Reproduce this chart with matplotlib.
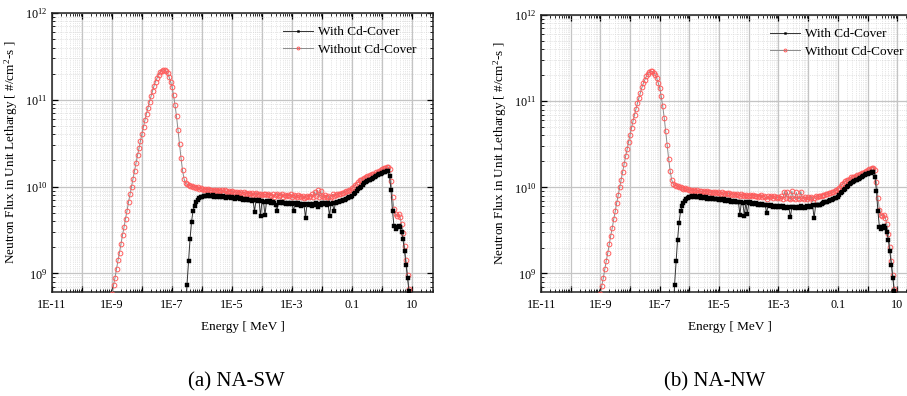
import matplotlib
matplotlib.use("Agg")
import matplotlib.pyplot as plt
from matplotlib.ticker import LogLocator, FuncFormatter, NullFormatter

plt.rcParams['font.family'] = ['Liberation Serif', 'DejaVu Serif']
plt.rcParams['mathtext.fontset'] = 'custom'
plt.rcParams['mathtext.rm'] = 'Liberation Serif'
plt.rcParams['mathtext.it'] = 'Liberation Serif:italic'

# ---------------- data (log10 values) ----------------
# energy grid, log10(E / MeV)
log_energy = [
    -9.00, -8.95, -8.90, -8.85, -8.80, -8.75, -8.70, -8.65, -8.60, -8.55,
    -8.50, -8.45, -8.40, -8.35, -8.30, -8.25, -8.20, -8.15, -8.10, -8.05,
    -8.00, -7.95, -7.90, -7.85, -7.80, -7.75, -7.70, -7.65, -7.60, -7.55,
    -7.50, -7.45, -7.40, -7.35, -7.30, -7.25, -7.20, -7.15, -7.10, -7.05,
    -7.00, -6.95, -6.90, -6.85, -6.80, -6.75, -6.70, -6.65, -6.60, -6.55,
    -6.50, -6.45, -6.40, -6.35, -6.30, -6.25, -6.20, -6.15, -6.10, -6.05,
    -6.00, -5.95, -5.90, -5.85, -5.80, -5.75, -5.70, -5.65, -5.60, -5.55,
    -5.50, -5.45, -5.40, -5.35, -5.30, -5.25, -5.20, -5.15, -5.10, -5.05,
    -5.00, -4.95, -4.90, -4.85, -4.80, -4.75, -4.70, -4.65, -4.60, -4.55,
    -4.50, -4.45, -4.40, -4.35, -4.30, -4.25, -4.20, -4.15, -4.10, -4.05,
    -4.00, -3.95, -3.90, -3.85, -3.80, -3.75, -3.70, -3.65, -3.60, -3.55,
    -3.50, -3.45, -3.40, -3.35, -3.30, -3.25, -3.20, -3.15, -3.10, -3.05,
    -3.00, -2.95, -2.90, -2.85, -2.80, -2.75, -2.70, -2.65, -2.60, -2.55,
    -2.50, -2.45, -2.40, -2.35, -2.30, -2.25, -2.20, -2.15, -2.10, -2.05,
    -2.00, -1.95, -1.90, -1.85, -1.80, -1.75, -1.70, -1.65, -1.60, -1.55,
    -1.50, -1.45, -1.40, -1.35, -1.30, -1.25, -1.20, -1.15, -1.10, -1.05,
    -1.00, -0.95, -0.90, -0.85, -0.80, -0.75, -0.70, -0.65, -0.60, -0.55,
    -0.50, -0.45, -0.40, -0.35, -0.30, -0.25, -0.20, -0.15, -0.10, -0.05,
    0.00, 0.05, 0.10, 0.15, 0.20, 0.25, 0.30, 0.35, 0.40, 0.45,
    0.50, 0.55, 0.60, 0.65, 0.70, 0.75, 0.80, 0.85, 0.90, 0.95,
]

# Without Cd-Cover: thermal part, E = 1E-9 ... 1E-6 MeV (61 points)
red_thermal = [
    8.76, 8.86, 8.95, 9.05, 9.15, 9.24, 9.34, 9.44, 9.53, 9.63,
    9.72, 9.82, 9.91, 10.00, 10.09, 10.18, 10.27, 10.36, 10.44, 10.53,
    10.61, 10.69, 10.77, 10.84, 10.91, 10.98, 11.04, 11.10, 11.16, 11.21,
    11.25, 11.29, 11.32, 11.335, 11.345, 11.345, 11.33, 11.305, 11.265, 11.21,
    11.15, 11.055, 10.94, 10.81, 10.655, 10.49, 10.33, 10.19, 10.09, 10.04,
    10.025, 10.02, 10.01, 10.005, 10.00, 9.995, 9.985, 9.99, 9.975, 9.98,
    9.97,
]
# Without Cd-Cover: epithermal plateau, E = 10^-5.95 ... 10^-1.5 (90 points)
red_plateau_a = [
    9.965, 9.975, 9.96, 9.97, 9.955, 9.965, 9.95, 9.96, 9.965, 9.945,
    9.96, 9.95, 9.955, 9.94, 9.955, 9.945, 9.935, 9.95, 9.94, 9.945,
    9.93, 9.94, 9.935, 9.925, 9.94, 9.93, 9.92, 9.935, 9.925, 9.915,
    9.93, 9.92, 9.925, 9.90, 9.915, 9.925, 9.905, 9.92, 9.91, 9.90,
    9.915, 9.91, 9.90, 9.92, 9.905, 9.895, 9.91, 9.88, 9.905, 9.915,
    9.895, 9.90, 9.91, 9.885, 9.905, 9.895, 9.90, 9.89, 9.91, 9.885,
    9.90, 9.895, 9.875, 9.90, 9.89, 9.88, 9.895, 9.87, 9.885, 9.895,
    9.88, 9.89, 9.91, 9.885, 9.94, 9.895, 9.955, 9.88, 9.945, 9.89,
    9.875, 9.90, 9.88, 9.895, 9.84, 9.885, 9.91, 9.895, 9.905, 9.91,
]
red_plateau_b = [
    9.97, 9.96, 9.965, 9.955, 9.97, 9.95, 9.96, 9.955, 9.945, 9.96,
    9.945, 9.955, 9.94, 9.95, 9.935, 9.945, 9.95, 9.93, 9.945, 9.935,
    9.925, 9.94, 9.93, 9.92, 9.935, 9.925, 9.93, 9.915, 9.925, 9.92,
    9.91, 9.925, 9.915, 9.905, 9.92, 9.91, 9.90, 9.915, 9.905, 9.895,
    9.91, 9.90, 9.915, 9.895, 9.905, 9.89, 9.90, 9.91, 9.885, 9.90,
    9.89, 9.87, 9.895, 9.885, 9.90, 9.88, 9.895, 9.885, 9.875, 9.89,
    9.88, 9.895, 9.87, 9.95, 9.88, 9.945, 9.875, 9.86, 9.955, 9.88,
    9.87, 9.94, 9.875, 9.865, 9.95, 9.88, 9.87, 9.885, 9.87, 9.885,
    9.875, 9.89, 9.83, 9.88, 9.895, 9.885, 9.90, 9.895, 9.905, 9.91,
]
# Without Cd-Cover: fast part, E = 10^-1.45 ... 10^0.95 (49 points)
red_fast = [
    9.915, 9.92, 9.925, 9.93, 9.935, 9.945, 9.95, 9.96, 9.965, 9.98,
    9.995, 10.015, 10.035, 10.05, 10.07, 10.08, 10.09, 10.10, 10.115, 10.12,
    10.125, 10.13, 10.14, 10.145, 10.15, 10.165, 10.17, 10.18, 10.19, 10.20,
    10.21, 10.215, 10.225, 10.23, 10.20, 10.06, 9.88, 9.74, 9.68, 9.665,
    9.68, 9.645, 9.57, 9.46, 9.31, 9.15, 8.98, 8.82, 8.65,
]

# With Cd-Cover: starts at E = 10^-6.55 (grid index 49)
black_start = 49
black_rise = [
    8.50, 8.87, 9.14, 9.39, 9.59, 9.72, 9.78, 9.82, 9.845, 9.865,
    9.875, 9.885,
]
black_plateau_a = [
    9.89, 9.895, 9.89, 9.90, 9.895, 9.89, 9.90, 9.885, 9.895, 9.88,
    9.89, 9.885, 9.875, 9.89, 9.88, 9.87, 9.885, 9.875, 9.865, 9.88,
    9.87, 9.86, 9.875, 9.865, 9.855, 9.87, 9.85, 9.86, 9.845, 9.855,
    9.84, 9.85, 9.835, 9.845, 9.71, 9.84, 9.83, 9.845, 9.66, 9.835,
    9.825, 9.67, 9.83, 9.82, 9.835, 9.815, 9.825, 9.81, 9.79, 9.72,
    9.825, 9.81, 9.82, 9.805, 9.815, 9.80, 9.81, 9.795, 9.815, 9.80,
    9.72, 9.805, 9.79, 9.81, 9.795, 9.78, 9.80, 9.79, 9.64, 9.80,
    9.785, 9.795, 9.78, 9.80, 9.79, 9.805, 9.77, 9.80, 9.785, 9.805,
    9.795, 9.81, 9.79, 9.805, 9.66, 9.80, 9.81, 9.72, 9.815, 9.82,
]
black_plateau_b = [
    9.885, 9.895, 9.885, 9.895, 9.89, 9.885, 9.895, 9.88, 9.89, 9.875,
    9.885, 9.87, 9.88, 9.87, 9.875, 9.865, 9.87, 9.86, 9.87, 9.855,
    9.865, 9.85, 9.86, 9.845, 9.855, 9.84, 9.85, 9.835, 9.845, 9.83,
    9.84, 9.825, 9.835, 9.68, 9.83, 9.82, 9.67, 9.825, 9.69, 9.815,
    9.825, 9.81, 9.82, 9.805, 9.815, 9.80, 9.81, 9.795, 9.805, 9.79,
    9.80, 9.70, 9.795, 9.78, 9.79, 9.775, 9.785, 9.77, 9.78, 9.775,
    9.785, 9.77, 9.78, 9.765, 9.775, 9.765, 9.775, 9.65, 9.77, 9.775,
    9.765, 9.775, 9.76, 9.77, 9.78, 9.765, 9.775, 9.76, 9.78, 9.77,
    9.785, 9.775, 9.79, 9.64, 9.79, 9.795, 9.79, 9.80, 9.805, 9.815,
]
black_fast = [
    9.825, 9.83, 9.835, 9.84, 9.85, 9.855, 9.865, 9.875, 9.88, 9.89,
    9.91, 9.93, 9.95, 9.97, 9.985, 10.00, 10.02, 10.04, 10.05, 10.06,
    10.07, 10.08, 10.09, 10.10, 10.11, 10.12, 10.13, 10.14, 10.15, 10.155,
    10.165, 10.17, 10.18, 10.175, 10.12, 9.96, 9.72, 9.54, 9.515, 9.535,
    9.55, 9.53, 9.48, 9.39, 9.26, 9.10, 8.95, 8.80, 8.64,
]

panel_titles = ["(a) NA-SW", "(b) NA-NW"]
series_names = ["With Cd-Cover", "Without Cd-Cover"]
x_tick_labels = {-11: "1E-11", -9: "1E-9", -7: "1E-7", -5: "1E-5",
                 -3: "1E-3", -1: "0.1", 1: "10"}

panels = [
    (red_thermal + red_plateau_a + red_fast, black_rise + black_plateau_a + black_fast),
    (red_thermal + red_plateau_b + red_fast, black_rise + black_plateau_b + black_fast),
]

# ---------------- figure ----------------
W, H = 907, 396
fig = plt.figure(figsize=(W / 100, H / 100), dpi=100)
ax_rects = [
    [52 / W, (H - 292) / H, 381 / W, 279 / H],
    [541 / W, (H - 292) / H, 377 / W, 277 / H],
]
legend_anchor = [(231 / 381, 1 - 13 / 279), (229 / 377, 1 - 13 / 277)]
caption_x = [236 / W, 715 / W]

energy = [10 ** v for v in log_energy]

def xfmt(v, pos):
    import math
    if v <= 0:
        return ""
    k = int(round(math.log10(v)))
    return x_tick_labels.get(k, "")

def yfmt(v, pos):
    import math
    if v <= 0:
        return ""
    k = int(round(math.log10(v)))
    return r"$\mathregular{10^{%d}}$" % k

for i, (red_vals, black_vals) in enumerate(panels):
    ax = fig.add_axes(ax_rects[i])
    red_flux = [10 ** v for v in red_vals]
    black_flux = [10 ** v for v in black_vals]
    e_black = energy[black_start:]

    l_red, = ax.plot(energy, red_flux, color='#8c8c8c', lw=0.7,
                     marker='o', ms=3.4, mfc='none', mec='#ff5c5c', mew=0.7,
                     zorder=3)
    l_blk, = ax.plot(e_black, black_flux, color='#333333', lw=0.7,
                     marker='s', ms=2.3, mfc='black', mec='black', mew=0.3,
                     zorder=4)

    ax.set_xscale('log')
    ax.set_yscale('log')
    ax.set_xlim(1e-11, 10 ** 1.7)
    ax.set_ylim(10 ** 8.785, 1e12)

    ax.xaxis.set_major_locator(LogLocator(base=10, numticks=30))
    ax.xaxis.set_minor_locator(LogLocator(base=10, subs=[2, 3, 4, 5, 6, 7, 8, 9], numticks=300))
    ax.xaxis.set_major_formatter(FuncFormatter(xfmt))
    ax.xaxis.set_minor_formatter(NullFormatter())
    ax.yaxis.set_major_locator(LogLocator(base=10, numticks=10))
    ax.yaxis.set_minor_locator(LogLocator(base=10, subs=[2, 3, 4, 5, 6, 7, 8, 9], numticks=100))
    ax.yaxis.set_major_formatter(FuncFormatter(yfmt))
    ax.yaxis.set_minor_formatter(NullFormatter())

    ax.tick_params(which='both', direction='in', top=True, right=True,
                   labelsize=8.7, colors='black')
    ax.tick_params(which='major', length=4, width=0.9)
    ax.tick_params(which='minor', length=2, width=0.6)
    ax.tick_params(axis='x', pad=5)

    ax.grid(True, which='major', color='#c4c4c4', lw=0.9, ls='-', zorder=0)
    ax.grid(True, which='minor', color='#cfcfcf', lw=0.5, ls=':', zorder=0)
    ax.set_axisbelow(True)
    for s in ax.spines.values():
        s.set_linewidth(1.1)
        s.set_color('#222222')

    ax.set_xlabel("Energy [ MeV ]", fontsize=9.5, labelpad=7)
    ax.set_ylabel(r"Neutron Flux in Unit Lethargy [ #/cm$^{2}$-s ]", fontsize=9.5, labelpad=3)

    ax.legend([l_blk, l_red], series_names, loc='upper left',
              bbox_to_anchor=legend_anchor[i], frameon=False,
              fontsize=9.5, handlelength=2.3, handletextpad=0.35,
              labelspacing=0.42, borderaxespad=0.0, borderpad=0.0,
              markerscale=0.6)

    fig.text(caption_x[i], 1 - 382 / H, panel_titles[i], ha='center', va='center',
             fontsize=15)

fig.savefig("out.png", dpi=100)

--

§ Directions for this task: From the first line above down to the line with "plt.rcParams['mathtext.it'] = 'Liberation", reproduce every line and no others, omitting pictures.

§ The solution:
Reproduce this chart with matplotlib.
import matplotlib
matplotlib.use("Agg")
import matplotlib.pyplot as plt
from matplotlib.ticker import LogLocator, FuncFormatter, NullFormatter

plt.rcParams['font.family'] = ['Liberation Serif', 'DejaVu Serif']
plt.rcParams['mathtext.fontset'] = 'custom'
plt.rcParams['mathtext.rm'] = 'Liberation Serif'
plt.rcParams['mathtext.it'] = 'Liberation Serif:italic'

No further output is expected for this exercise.